--- START ---

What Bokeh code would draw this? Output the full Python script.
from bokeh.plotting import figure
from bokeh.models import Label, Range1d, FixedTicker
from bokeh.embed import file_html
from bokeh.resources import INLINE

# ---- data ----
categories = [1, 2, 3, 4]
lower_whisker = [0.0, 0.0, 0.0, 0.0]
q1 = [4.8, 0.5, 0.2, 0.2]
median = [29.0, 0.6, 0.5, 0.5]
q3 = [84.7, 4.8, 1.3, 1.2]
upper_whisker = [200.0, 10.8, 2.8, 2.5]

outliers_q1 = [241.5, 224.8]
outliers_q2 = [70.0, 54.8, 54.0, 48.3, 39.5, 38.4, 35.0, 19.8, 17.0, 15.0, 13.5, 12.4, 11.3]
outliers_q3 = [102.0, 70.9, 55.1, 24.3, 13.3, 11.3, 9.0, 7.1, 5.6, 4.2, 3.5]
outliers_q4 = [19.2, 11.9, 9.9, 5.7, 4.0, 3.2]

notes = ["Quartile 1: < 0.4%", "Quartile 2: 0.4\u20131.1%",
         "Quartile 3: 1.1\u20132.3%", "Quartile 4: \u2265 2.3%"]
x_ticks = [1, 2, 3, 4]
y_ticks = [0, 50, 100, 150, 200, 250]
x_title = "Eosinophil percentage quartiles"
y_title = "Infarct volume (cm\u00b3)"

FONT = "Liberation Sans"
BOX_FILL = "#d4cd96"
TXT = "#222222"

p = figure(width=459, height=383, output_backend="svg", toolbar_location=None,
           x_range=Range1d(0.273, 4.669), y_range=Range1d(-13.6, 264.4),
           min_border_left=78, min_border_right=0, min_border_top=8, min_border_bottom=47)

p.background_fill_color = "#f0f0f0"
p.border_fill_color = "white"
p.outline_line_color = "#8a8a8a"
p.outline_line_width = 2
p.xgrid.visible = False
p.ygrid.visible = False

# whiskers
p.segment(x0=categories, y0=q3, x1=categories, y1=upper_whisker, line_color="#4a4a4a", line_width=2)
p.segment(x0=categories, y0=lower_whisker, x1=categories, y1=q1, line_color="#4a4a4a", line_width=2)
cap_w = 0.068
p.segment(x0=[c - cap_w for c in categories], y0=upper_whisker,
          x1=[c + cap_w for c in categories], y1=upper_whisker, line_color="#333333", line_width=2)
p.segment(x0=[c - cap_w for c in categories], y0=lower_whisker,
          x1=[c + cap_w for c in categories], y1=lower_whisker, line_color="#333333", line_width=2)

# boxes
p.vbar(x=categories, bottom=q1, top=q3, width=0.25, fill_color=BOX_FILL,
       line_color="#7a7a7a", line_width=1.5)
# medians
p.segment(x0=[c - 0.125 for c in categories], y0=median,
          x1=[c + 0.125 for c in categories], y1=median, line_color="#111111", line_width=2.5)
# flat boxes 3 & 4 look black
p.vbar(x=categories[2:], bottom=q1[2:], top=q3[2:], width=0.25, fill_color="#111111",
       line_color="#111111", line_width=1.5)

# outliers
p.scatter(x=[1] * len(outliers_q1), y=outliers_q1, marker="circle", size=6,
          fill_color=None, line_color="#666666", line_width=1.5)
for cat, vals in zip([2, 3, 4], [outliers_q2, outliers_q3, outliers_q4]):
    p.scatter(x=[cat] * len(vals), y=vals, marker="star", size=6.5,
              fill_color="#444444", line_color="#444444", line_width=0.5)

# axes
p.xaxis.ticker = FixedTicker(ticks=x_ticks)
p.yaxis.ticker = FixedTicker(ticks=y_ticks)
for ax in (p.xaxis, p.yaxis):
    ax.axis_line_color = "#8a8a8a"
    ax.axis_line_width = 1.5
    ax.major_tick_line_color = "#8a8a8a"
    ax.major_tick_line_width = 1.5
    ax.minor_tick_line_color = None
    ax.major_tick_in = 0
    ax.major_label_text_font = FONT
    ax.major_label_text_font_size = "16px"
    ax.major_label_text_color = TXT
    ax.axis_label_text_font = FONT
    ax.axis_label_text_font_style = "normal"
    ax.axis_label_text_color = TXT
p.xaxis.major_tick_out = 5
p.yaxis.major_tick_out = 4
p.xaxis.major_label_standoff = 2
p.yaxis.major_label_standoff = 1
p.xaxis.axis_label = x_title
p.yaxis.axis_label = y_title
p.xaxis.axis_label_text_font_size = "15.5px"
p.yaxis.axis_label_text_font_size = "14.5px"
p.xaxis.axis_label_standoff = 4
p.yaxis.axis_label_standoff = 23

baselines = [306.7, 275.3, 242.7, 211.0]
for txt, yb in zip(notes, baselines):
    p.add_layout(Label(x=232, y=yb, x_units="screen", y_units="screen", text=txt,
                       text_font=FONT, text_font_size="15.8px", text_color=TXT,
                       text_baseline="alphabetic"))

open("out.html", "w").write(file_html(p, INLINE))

--- END ---

**Objective:** Write out a verbatim copy of the data, beginning with its first line and ending with the line that contains "upper_whisker = [200.0, 10.8, 2.8, 2.5]".

**Solution below:**
What Bokeh code would draw this? Output the full Python script.
from bokeh.plotting import figure
from bokeh.models import Label, Range1d, FixedTicker
from bokeh.embed import file_html
from bokeh.resources import INLINE

# ---- data ----
categories = [1, 2, 3, 4]
lower_whisker = [0.0, 0.0, 0.0, 0.0]
q1 = [4.8, 0.5, 0.2, 0.2]
median = [29.0, 0.6, 0.5, 0.5]
q3 = [84.7, 4.8, 1.3, 1.2]
upper_whisker = [200.0, 10.8, 2.8, 2.5]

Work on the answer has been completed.